Before designing anything, Pasini conducted over 200 customer interviews – current owners unhappy with their boats, wealthy non-owners who’d decided against buying, and people actively shopping for a replacement.
“Coming from automotive, we believe the technology push is the wrong way. Market pull is the right way. We have to listen to the client and make a product that actually solves real problems.”
The automotive parallel holds again: in a saturated car market, nobody launches a new model and simply hopes someone buys it.
Brands invest heavily in understanding the customer journey from the moment desire first emerges through to the eventual resale. In yachting, by contrast, the post-sale relationship largely disappears.
Pasini reaches for another analogy to describe what success looks like: Apple.
“What Apple did is not design a product and then try to brainwash everybody that it’s the right thing to buy. They built something one million times easier to use than a competitor — and people bought it. Because it’s easy to use.”
The technical enabler for Apple was the multi-touch screen. For Pasini, it’s the integrated electrical and electronic platform.
But technology alone isn’t enough, “If you have the technology but you don’t know how it will be used from the user’s point of view, you are halfway. You need the idea, but you also need the execution.”
The goal, ultimately, is to make the technology invisible – so invisible that people simply fall in love with being on the water.
Pasini sees the platform itself as a long-term asset that extends well beyond Pasini Yachts. With over 3,000 boat manufacturers worldwide, he believes there will be a significant appetite to license the technology once the first yacht has demonstrated what it can do.
“We want to build a yacht that is a better product thanks to the platform, show the world why — and then we will be able to sell the platform to everybody interested.”
As for what he thinks will look most outdated in yachting within five years? The maintenance programme.
“Everything in automotive is moving toward very long warranty times and peace-of-mind programmes. The role of the manual workshop is becoming less important because the cars don’t break down anymore. We are wishing for the same future for the yachting industry.”
For Nicolo Pasini, that future is personal. It always has been.
With development progressing steadily, the company is now building its pre-series yacht ahead of its first on-water debut.

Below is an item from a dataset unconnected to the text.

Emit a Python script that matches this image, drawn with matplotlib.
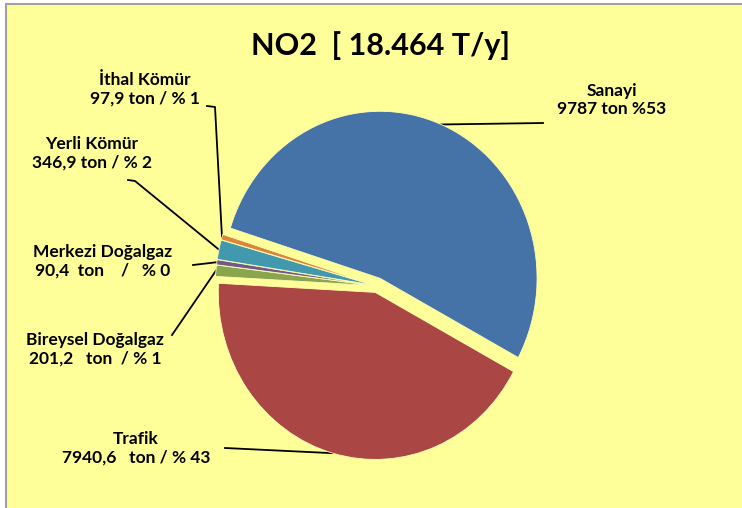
import numpy as np
import matplotlib
matplotlib.use("Agg")
import matplotlib.pyplot as plt
from matplotlib.patches import Rectangle

plt.rcParams['font.family'] = ['Lato', 'DejaVu Sans']

# data
sources = ['Sanayi', 'Trafik', 'Bireysel Doğalgaz', 'Merkezi Doğalgaz', 'Yerli Kömür', 'İthal Kömür']
tons = [9787, 7940.6, 201.2, 90.4, 346.9, 97.9]
value_text = ['9787 ton %53', '7940,6   ton / % 43', '201,2   ton  / % 1',
              '90,4  ton    /   % 0', '346,9 ton / % 2', '97,9 ton / % 1']
colors = ['#4572A7', '#AA4643', '#89A54E', '#71588F', '#4198AF', '#DB843D']
explode = [0.05, 0.04, 0.03, 0.03, 0.03, 0.03]
title = 'NO2  [ 18.464 T/y]'

# layout in pixels (from top-left)
W, H = 742, 508
label_pos = [(612, 100), (136, 448), (95, 349), (103, 261), (92, 153), (145, 89)]
leader_start = [[(543, 123)], [(225, 448)], [(172, 335)], [(193, 265)],
                [(128, 180), (135, 181)], [(207, 106), (215, 107)]]

fig = plt.figure(figsize=(W / 100, H / 100), dpi=100)
fig.patch.set_facecolor('white')

# background axes in pixel coordinates
bg = fig.add_axes([0, 0, 1, 1], zorder=0)
bg.set_xlim(0, W)
bg.set_ylim(H, 0)
bg.axis('off')
bg.add_patch(Rectangle((6, 4), W, H, facecolor='#FFFF99', edgecolor='#A0A0A0', lw=1.5))

# pie axes: slightly taller than wide like the original
cx, cy = 377, 286
rx, ry = 157, 167
k = 1.2
ax = fig.add_axes([(cx - k * rx) / W, (H - cy - k * ry) / H, 2 * k * rx / W, 2 * k * ry / H], zorder=1)
wedges, _ = ax.pie(tons, colors=colors, explode=explode, startangle=162.5, counterclock=False,
                   wedgeprops=dict(edgecolor='#FFFFB0', linewidth=0.6))
ax.set_aspect('auto')
ax.set_xlim(-k, k)
ax.set_ylim(-k, k)
ax.patch.set_alpha(0)

fig.text(380 / W, 1 - 46 / H, title, ha='center', va='center', fontsize=22,
         fontweight='bold', color='black')

inv = bg.transData.inverted()
for i, w in enumerate(wedges):
    th = np.deg2rad((w.theta1 + w.theta2) / 2)
    x0, y0 = w.center
    rim = inv.transform(ax.transData.transform((x0 + w.r * np.cos(th), y0 + w.r * np.sin(th))))
    pts = leader_start[i] + [tuple(rim)]
    bg.plot([p[0] for p in pts], [p[1] for p in pts], color='black', lw=1.3, zorder=3)
    lx, ly = label_pos[i]
    bg.text(lx, ly, sources[i] + '\n' + value_text[i], ha='center', va='center',
            fontsize=12.5, fontweight='bold', linespacing=1.2, color='black')

fig.savefig('out.png', dpi=100)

While enthusiasts will need to wait a little longer to see the first Smart Yacht in action, the milestone marks an important step towards turning the concept into reality.
Nicolo Pasini was interviewed as part of the Founder Podcast Series, a collaboration between the Ben Taylor Podcast, Yachting Ventures, and Marine Industry News, filmed on board the San Lorenzo M/Y ON TIME at the Palma International Boat Show in 2026.